After the destruction of her entire Talon gang, eighteen-year-old Shin Lina—the Reaper of Sunpo—is forced to become a living, breathing weapon for the kingdom’s most-feared crime lord. All that keeps her from turning on her ruthless master is the life of her beloved little sister hanging in the balance. But the order to steal a priceless tapestry from a Dokkaebi temple incites not only the wrath of a legendary immortal, but the beginning of an unwinnable game…

Suddenly Lina finds herself in the dreamlike realm of the Dokkaebi, her fate in the hands of its cruel and captivating emperor. But she can win her life—if she kills him first.

Now a terrible game of life and death has begun, and even Lina’s swift, precise blade is no match for the magnetic Haneul Rui. Lina will have to use every weapon in her arsenal if she wants to outplay this cunning king and save her sister…all before the final grain of sand leaks out of the hourglass.

Because one way or another, she’ll take Rui’s heart.

Even if it means giving up her own.

On the Duality of the Protagonist
by Sophie Kim, debut author of Last of the Talons

Humans are composed of hundreds of thousands of little puzzle pieces, each one unique. Anxiety. Assurance. Joy. Distaste. Dreams. Nightmares. Millions of facets blending together to form an individual.

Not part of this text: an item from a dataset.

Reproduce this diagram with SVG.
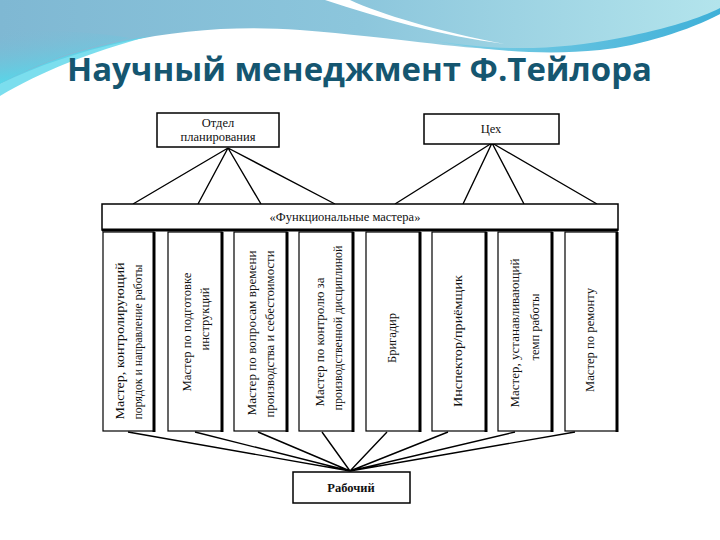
<svg xmlns="http://www.w3.org/2000/svg" width="720" height="540" viewBox="0 0 720 540">
<defs>
<linearGradient id="gTop" x1="0" y1="0" x2="1" y2="0">
<stop offset="0" stop-color="#7fb8d3"/>
<stop offset="0.5" stop-color="#8cc6dc"/>
<stop offset="1" stop-color="#b3e4ec"/>
</linearGradient>
<linearGradient id="gLeft" x1="0" y1="0" x2="0.3" y2="1">
<stop offset="0" stop-color="#7fb8d3" stop-opacity="0"/>
<stop offset="1" stop-color="#4fdced"/>
</linearGradient>
<linearGradient id="gBand" x1="0" y1="0" x2="1" y2="0">
<stop offset="0" stop-color="#7fd0e6"/>
<stop offset="1" stop-color="#3fb0d8"/>
</linearGradient>
<style>
.box{fill:#fff;stroke:#000;stroke-width:1.5}
.col{fill:#fff;stroke:#000;stroke-width:1.2}
.edge{stroke:#000;stroke-width:3}
.ln{stroke:#000;stroke-width:1.4;fill:none}
.t{font-family:'Liberation Serif','DejaVu Serif','Times New Roman',serif;font-size:12.5px;fill:#111;text-anchor:middle}
.title{font-family:'Open Sans','Liberation Sans',sans-serif;font-weight:bold;font-size:33px;fill:#155670}
</style>
</defs>
<rect x="0" y="0" width="720" height="540" fill="#fff"/>
<path d="M0,0 H720 V14 C680,32 600,52 510,50 C450,48 400,38 300,30 C200,22 90,40 0,84 Z" fill="url(#gTop)"/>
<path d="M0,30 C0,50 0,70 0,84 C40,62 80,48 130,38 C80,30 30,30 0,30 Z" fill="url(#gLeft)"/>
<path d="M0,84 C40,62 90,46 150,36 C90,52 40,72 0,96 Z" fill="#5ad6ea" opacity="0.8"/>
<path d="M325,0 C380,18 440,36 505,44 C440,32 380,14 350,0 Z" fill="#ffffff"/>
<path d="M430,40 C500,52 560,50 620,38 C670,28 700,18 720,8 V14 C690,30 640,46 600,50 C540,56 480,50 430,40 Z" fill="url(#gBand)"/>
<text class="title" x="67" y="81" textLength="585" lengthAdjust="spacingAndGlyphs">Научный менеджмент Ф.Тейлора</text>

<g id="connectors">
<path class="ln" d="M228,148 L133,204 M228,148 L198,204 M228,148 L261,204 M228,148 L335,204"/>
<path class="ln" d="M492,143 L395,204 M492,143 L463,204 M492,143 L524,204 M492,143 L597,204"/>
<path class="ln" d="M128,432 L350,471 M195,432 L350,471 M258,432 L350,471 M322,432 L350,471 M387,432 L350,471 M448,432 L350,471 M515,432 L350,471 M575,432 L350,471"/>
</g>

<g id="planning">
<rect class="box" x="157" y="113" width="122" height="34"/>
<text class="t" x="218" y="127" font-family="Liberation Serif, serif">Отдел</text>
<text class="t" x="218" y="141" font-family="Liberation Serif, serif">планирования</text>
</g>
<g id="tseh">
<rect class="box" x="424" y="114" width="135" height="30"/>
<text class="t" x="491" y="133" font-family="Liberation Serif, serif">Цех</text>
</g>
<g id="functional">
<rect class="box" x="102" y="204" width="516" height="26"/>
<line class="edge" x1="102" y1="230" x2="618" y2="230"/>
<text class="t" x="345" y="221" font-family="Liberation Serif, serif">«Функциональные мастера»</text>
</g>

<g id="m1" font-family="Liberation Serif, serif">
<rect class="col" x="103" y="232" width="51" height="199"/>
<line class="edge" x1="154" y1="232" x2="154" y2="432"/>
<text class="t" transform="translate(124,341) rotate(-90)" textLength="157" lengthAdjust="spacingAndGlyphs">Мастер, контролирующий</text>
<text class="t" transform="translate(141.5,342) rotate(-90)" textLength="155" lengthAdjust="spacingAndGlyphs">порядок и направление работы</text>
</g>
<g id="m2">
<rect class="col" x="168" y="232" width="54" height="199"/>
<line class="edge" x1="222" y1="232" x2="222" y2="432"/>
<text class="t" transform="translate(191,332) rotate(-90)" textLength="119" lengthAdjust="spacingAndGlyphs">Мастер по подготовке</text>
<text class="t" transform="translate(209,319) rotate(-90)">инструкций</text>
</g>
<g id="m3">
<rect class="col" x="234" y="232" width="53" height="199"/>
<line class="edge" x1="287" y1="232" x2="287" y2="432"/>
<text class="t" transform="translate(256,333) rotate(-90)" textLength="165" lengthAdjust="spacingAndGlyphs">Мастер по вопросам времени</text>
<text class="t" transform="translate(274,334) rotate(-90)" textLength="167" lengthAdjust="spacingAndGlyphs">производства и себестоимости</text>
</g>
<g id="m4">
<rect class="col" x="299" y="232" width="54" height="199"/>
<line class="edge" x1="353" y1="232" x2="353" y2="432"/>
<text class="t" transform="translate(324,342) rotate(-90)" textLength="129" lengthAdjust="spacingAndGlyphs">Мастер по контролю за</text>
<text class="t" transform="translate(342,328) rotate(-90)" textLength="165" lengthAdjust="spacingAndGlyphs">производственной дисциплиной</text>
</g>
<g id="m5">
<rect class="col" x="366" y="232" width="54" height="199"/>
<line class="edge" x1="420" y1="232" x2="420" y2="432"/>
<text class="t" transform="translate(396,338) rotate(-90)">Бригадир</text>
</g>
<g id="m6">
<rect class="col" x="432" y="232" width="54" height="199"/>
<line class="edge" x1="486" y1="232" x2="486" y2="432"/>
<text class="t" transform="translate(462,341) rotate(-90)" textLength="132" lengthAdjust="spacingAndGlyphs">Инспектор/приёмщик</text>
</g>
<g id="m7">
<rect class="col" x="498" y="232" width="54" height="199"/>
<line class="edge" x1="552" y1="232" x2="552" y2="432"/>
<text class="t" transform="translate(519,333) rotate(-90)" textLength="149" lengthAdjust="spacingAndGlyphs">Мастер, устанавливающий</text>
<text class="t" transform="translate(539,327) rotate(-90)">темп работы</text>
</g>
<g id="m8">
<rect class="col" x="565" y="232" width="52" height="199"/>
<line class="edge" x1="617" y1="232" x2="617" y2="432"/>
<text class="t" transform="translate(594,340) rotate(-90)" textLength="104" lengthAdjust="spacingAndGlyphs">Мастер по ремонту</text>
</g>

<g id="worker">
<rect class="box" x="293" y="472" width="117" height="31"/>
<text class="t" x="351" y="492" font-weight="bold" font-size="11.5">Рабочий</text>
</g>
</svg>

Some of these facets are contradictory. The kind may be cruel. The greedy may give. But one set of characteristics need not eliminate the other. In fact, they can complement one another — much in the way that blue and yellow, although far different in color, are both greatly enhanced when placed together.

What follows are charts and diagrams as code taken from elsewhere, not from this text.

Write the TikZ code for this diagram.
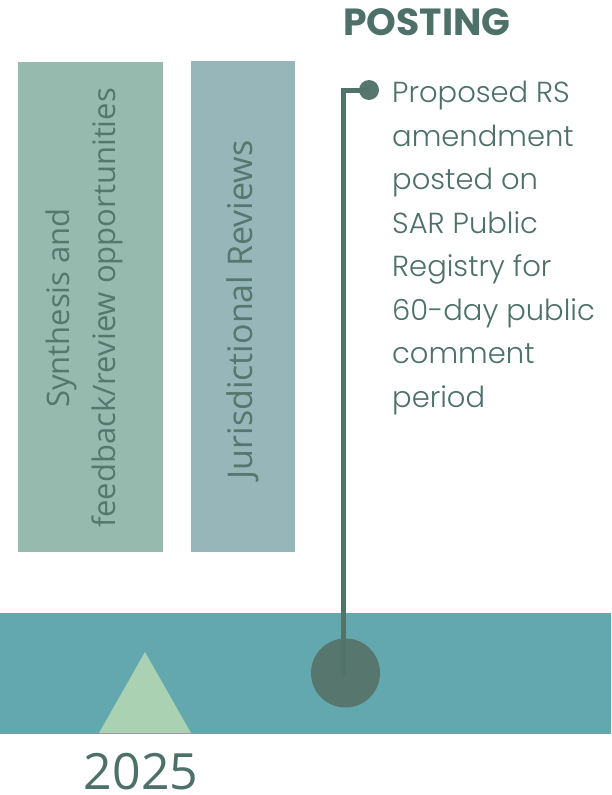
\documentclass[tikz,border=0pt]{standalone}
\usepackage{fontspec}
\setmainfont{Poppins}
\newfontfamily\popl{Poppins Light}
\newfontfamily\osans{Open Sans}
\definecolor{barc}{HTML}{63A8AE}
\definecolor{tric}{HTML}{A9D1B2}
\definecolor{dotc}{HTML}{56766E}
\definecolor{linec}{HTML}{527369}
\definecolor{txtc}{HTML}{4D7068}
\definecolor{boxa}{HTML}{97BAAE}
\definecolor{boxb}{HTML}{96B6B9}
\definecolor{boxtxt}{HTML}{55776D}
\tikzset{
  vtext/.style={rotate=90, align=center, text=boxtxt, inner sep=0pt},
  conn/.style={draw=linec, line width=5pt},
}
\begin{document}
\begin{tikzpicture}[x=1pt,y=-1pt]
\useasboundingbox (0,0) rectangle (611,795);
% bar
\fill[barc] (0,613) rectangle (611,734);
% triangle
\fill[tric] (99,733) -- (145,652) -- (191,733) -- cycle;
% boxes
\fill[boxa] (18,62) rectangle (163,552);
\fill[boxb] (191,61) rectangle (295,552);
\node[vtext, font=\osans\fontsize{31}{46}\selectfont] (syn) at (84,308) {Synthesis and\\feedback/review opportunities};
\node[vtext, font=\osans\fontsize{34}{46}\selectfont] (jur) at (243,310) {Jurisdictional Reviews};
% milestone
\node[circle, fill=dotc, minimum size=69pt, inner sep=0pt] (ms) at (345.5,673) {};
\node[circle, fill=dotc, minimum size=20pt, inner sep=0pt] (dot) at (369,90) {};
\coordinate (corner) at (343,90);
\draw[conn] (ms.center) -- (343,673) -- (corner) -- (dot.center);
% texts
\node[anchor=base west, inner sep=0pt, text=txtc, font=\bfseries\fontsize{37.8}{40}\selectfont] (post) at (343,35) {POSTING};
\node[anchor=base west, inner sep=0pt, align=left, text=txtc, font=\popl\fontsize{29}{43.5}\selectfont] (desc) at (392,407)
{Proposed RS\\amendment\\posted on\\SAR Public\\Registry for\\60-day public\\comment\\period};
\node[anchor=base, inner sep=0pt, text=txtc, font=\osans\fontsize{50}{60}\selectfont] (yr) at (141,789) {2025};
\end{tikzpicture}
\end{document}
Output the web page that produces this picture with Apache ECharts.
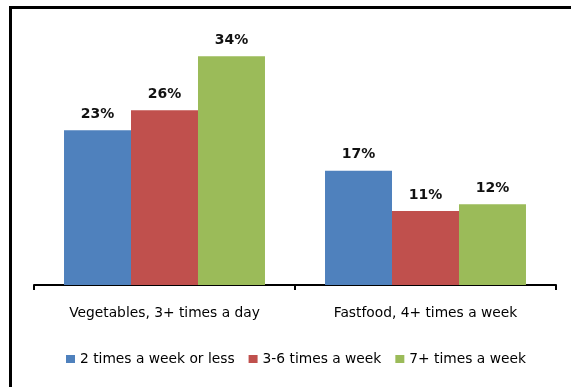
<!DOCTYPE html>
<html>
<head>
<meta charset="utf-8">
<script src="https://cdn.jsdelivr.net/npm/echarts@6/dist/echarts.min.js"></script>
<style>
  html, body { margin: 0; padding: 0; background: #fff; }
  #chart { width: 571px; height: 387px; }
</style>
</head>
<body>
<div id="chart"></div>
<script>
// Share of respondents by how often they eat, split by habit
const categories = ['Vegetables, 3+ times a day', 'Fastfood, 4+ times a week'];
const seriesNames = ['2 times a week or less', '3-6 times a week', '7+ times a week'];
const twoOrLess = [23, 17];
const threeToSix = [26, 11];
const sevenPlus = [34, 12];
const colors = ['#4F81BD', '#C0504D', '#9BBB59'];

const FONT = 'DejaVu Sans';
const values = [twoOrLess, threeToSix, sevenPlus];

const chart = echarts.init(document.getElementById('chart'), null, { renderer: 'canvas' });

chart.setOption({
  animation: false,
  backgroundColor: '#fff',
  textStyle: { fontFamily: FONT },
  graphic: [{
    type: 'rect',
    shape: { x: 10.5, y: 7.5, width: 700, height: 500 },
    style: { fill: 'none', stroke: '#000', lineWidth: 3 },
    silent: true,
    z: 100
  }],
  grid: { left: 34, right: 15, top: 16, bottom: 102, containLabel: false },
  legend: {
    left: 66,
    top: 352,
    padding: 0,
    itemWidth: 9,
    itemHeight: 8,
    itemGap: 14,
    icon: 'rect',
    textStyle: { fontFamily: FONT, fontSize: 13.8, color: '#000' },
    data: seriesNames
  },
  xAxis: {
    type: 'category',
    data: categories,
    axisLine: { lineStyle: { color: '#000', width: 2 } },
    axisTick: { show: true, length: 5, lineStyle: { color: '#000', width: 2 } },
    axisLabel: { color: '#000', fontSize: 13.8, fontFamily: FONT, margin: 21 }
  },
  yAxis: {
    type: 'value',
    min: 0,
    max: 40,
    show: false,
    splitLine: { show: false }
  },
  series: seriesNames.map((name, i) => ({
    name: name,
    type: 'bar',
    data: values[i],
    barGap: '0%',
    barCategoryGap: '23%',
    itemStyle: { color: colors[i] },
    label: {
      show: true,
      position: 'top',
      distance: 9,
      formatter: '{c}%',
      color: '#111',
      fontSize: 14,
      fontWeight: 'bold',
      fontFamily: FONT
    }
  }))
});
</script>
</body>
</html>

It’s within this reasoning that we find contradictions in attributes greatly intensify characterizations within literature, adding a layer of depth that can both mystify and delight in a truly realistic fashion.

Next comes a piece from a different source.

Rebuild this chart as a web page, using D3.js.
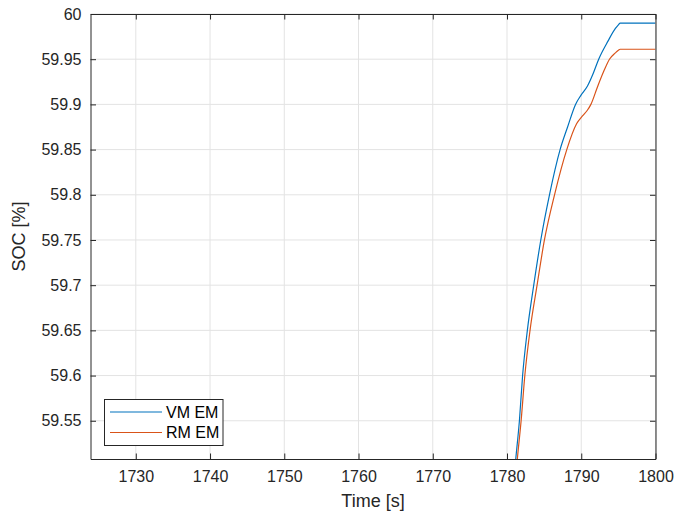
<!DOCTYPE html>
<html>
<head>
<meta charset="utf-8">
<script src="https://cdn.jsdelivr.net/npm/d3@7"></script>
<style>
  body { margin: 0; background: #fff; }
  svg { font-family: "Liberation Sans", Arial, Helvetica, sans-serif; }
</style>
</head>
<body>
<svg width="689" height="517"></svg>
<script>
// axis limits and ticks
const xLimits = [1723.9, 1800];
const yLimits = [59.5077, 60];
const xTicks = [1730, 1740, 1750, 1760, 1770, 1780, 1790, 1800];
const yTicks = [59.55, 59.6, 59.65, 59.7, 59.75, 59.8, 59.85, 59.9, 59.95, 60];

// series
const timeVM = [1780.5, 1781.18, 1781.67, 1782.1, 1782.74, 1783.6, 1784.55, 1785.72, 1787.15, 1788.16, 1789.23, 1789.95, 1790.82, 1791.55, 1792.35, 1793.6, 1794.6, 1795.0, 1795.25, 1800];
const socVM  = [59.44, 59.5077, 59.55, 59.6, 59.65, 59.7, 59.75, 59.8, 59.85, 59.875, 59.9, 59.91, 59.92, 59.933, 59.95, 59.97, 59.984, 59.988, 59.990, 59.990];
const timeRM = [1780.7, 1781.39, 1781.9, 1782.4, 1783.1, 1784.05, 1785.04, 1786.4, 1788.05, 1789.37, 1790.2, 1790.82, 1791.3, 1792.17, 1793.0, 1793.8, 1794.6, 1795.0, 1795.25, 1800];
const socRM  = [59.44, 59.5077, 59.55, 59.6, 59.65, 59.7, 59.75, 59.8, 59.85, 59.8785, 59.8875, 59.8935, 59.9, 59.919, 59.936, 59.95, 59.957, 59.960, 59.961, 59.961];

const series = [
    { name: "VM EM", color: "#0072BD", t: timeVM, v: socVM },
    { name: "RM EM", color: "#D95319", t: timeRM, v: socRM }
];

const svg = d3.select("svg");
const margin = { left: 90.5, top: 14, right: 689 - 655.5, bottom: 517 - 459 };
const w = 689 - margin.left - margin.right;
const h = 517 - margin.top - margin.bottom;

const x = d3.scaleLinear().domain(xLimits).range([0, w]);
const y = d3.scaleLinear().domain(yLimits).range([h, 0]);

const g = svg.append("g").attr("transform", `translate(${margin.left},${margin.top})`);

// grid
g.append("g").selectAll("line").data(xTicks).enter().append("line")
    .attr("x1", d => x(d)).attr("x2", d => x(d))
    .attr("y1", 0).attr("y2", h)
    .attr("stroke", "#e3e3e3").attr("stroke-width", 1);
g.append("g").selectAll("line").data(yTicks).enter().append("line")
    .attr("x1", 0).attr("x2", w)
    .attr("y1", d => y(d)).attr("y2", d => y(d))
    .attr("stroke", "#e3e3e3").attr("stroke-width", 1);

// lines
g.append("clipPath").attr("id", "clip")
    .append("rect").attr("width", w).attr("height", h);

const line = d3.line()
    .x(d => x(d[0]))
    .y(d => y(d[1]))
    .curve(d3.curveMonotoneX);

series.forEach(s => {
    g.append("path")
        .datum(s.t.map((t, i) => [t, s.v[i]]))
        .attr("clip-path", "url(#clip)")
        .attr("fill", "none")
        .attr("stroke", s.color)
        .attr("stroke-width", 1.2)
        .attr("d", line);
});

// axes (inward ticks, box)
const tickLen = 5.5;
const axisColor = "#262626";
const fs = "16px";

const xAxis = g.append("g").attr("transform", `translate(0,${h})`)
    .call(d3.axisBottom(x).tickValues(xTicks).tickSizeInner(-tickLen).tickSizeOuter(0).tickPadding(12).tickFormat(d3.format("d")));
const xAxisTop = g.append("g")
    .call(d3.axisTop(x).tickValues(xTicks).tickSizeInner(-tickLen).tickSizeOuter(0).tickFormat(""));
const yAxis = g.append("g")
    .call(d3.axisLeft(y).tickValues(yTicks).tickSizeInner(-tickLen).tickSizeOuter(0).tickPadding(9).tickFormat(d => d3.format("")(+d.toFixed(2))));
const yAxisRight = g.append("g").attr("transform", `translate(${w},0)`)
    .call(d3.axisRight(y).tickValues(yTicks).tickSizeInner(-tickLen).tickSizeOuter(0).tickFormat(""));

[xAxis, xAxisTop, yAxis, yAxisRight].forEach(a => {
    a.select(".domain").attr("stroke", axisColor).attr("stroke-width", 1);
    a.selectAll(".tick line").attr("stroke", axisColor);
    a.selectAll("text").attr("fill", axisColor).style("font-size", fs).style("font-family", "Liberation Sans, Arial, sans-serif");
});

// axis labels
svg.append("text")
    .attr("x", margin.left + w / 2).attr("y", 507)
    .attr("text-anchor", "middle")
    .attr("fill", axisColor).style("font-size", "18px")
    .text("Time [s]");
svg.append("text")
    .attr("transform", `translate(25,${margin.top + h / 2}) rotate(-90)`)
    .attr("text-anchor", "middle")
    .attr("fill", axisColor).style("font-size", "18px")
    .text("SOC [%]");

// legend
const legend = svg.append("g").attr("transform", "translate(104.5,399.5)");
legend.append("rect")
    .attr("width", 118.5).attr("height", 46)
    .attr("fill", "#fff").attr("stroke", axisColor).attr("stroke-width", 1);
const item = legend.selectAll(".legend").data(series).enter().append("g")
    .attr("class", "legend")
    .attr("transform", (d, i) => `translate(0,${12.5 + i * 20.5})`);
item.append("line")
    .attr("x1", 5.5).attr("x2", 57.5)
    .attr("stroke", d => d.color).attr("stroke-width", 1.2);
item.append("text")
    .attr("x", 61.5).attr("dy", "0.35em")
    .attr("fill", "#000").style("font-size", "16px")
    .text(d => d.name);
</script>
</body>
</html>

The protagonist of Last of the Talons, eighteen-year-old Shin Lina, is a highly trained assassin/gangster. She is strong and determined, with a hearty dose of bravery to match. Lina is wicked, named the “Reaper” for the efficiency with which she kills her targets.

But she is also an older sister — the sort of older sister who steals dumplings from the academy’s kitchen for her younger sibling, who laughs as they secretly devour them while hidden in a closet. She is the sort of sister to give piggyback rides and murmur bedtime stories under the stars.

She murders under those same constellations, yes — but that night sky watches her closely, and knows of her terrible phobia of snakes. Of how the seemingly fearless assassin will leap back, shrieking, at the sight of one — no matter how small it is.

Lina knows that a detail as small as her ophidiophobia is not enough to redeem her, knows she has been a weapon wielded in the wrong hands. That remorse haunts her. It sharpens her sense of inner inadequacy until it alters the way she views herself physically. Lina is harsh on herself both inside and out, externally focusing on details such as her “too-sharp” nose and gaunt face, while internally hating herself. And next to the eternal beauty and wisdom of the Dokkaebi, Lina feels her insecurities tenfold. Some may argue that this insecurity takes away from her bravery as the protagonist.

But what takes more courage?

Seducing an emperor when you know you’re beautiful, or when you’re worried that you’re not?

Facing down a monstrous serpent when your heart is steady, or when you have ophidiophobia?

Setting out as an assassin when you have nothing to lose, or when you have a little sister’s life hanging in the balance?

Lina is a character with many complexities that supply her with a depth that is reflected in the denizens of our own world. She is neither good nor bad, instead toeing the line somewhere in-between. In many ways, she is a foil to herself. Evil, but kind. Sensual, but insecure. Brutally dangerous, but afraid. These qualities represent the very core of her, of who she is. To characters, contradictions are complementary colors. Lina wears her dualities with pride, and they look good on her.

Sophie Kim spends her days both studying at her university and writing her novels, which are strongly influenced by her firm belief that diversity and non-stereotypical representation in literature are vastly important. Blessed (or cursed) with a voracious appetite for all things bookish, Sophie can often be found wandering the aisles of a library or curled up with a precariously balancing stack of stories. Last of the Talons is her first novel.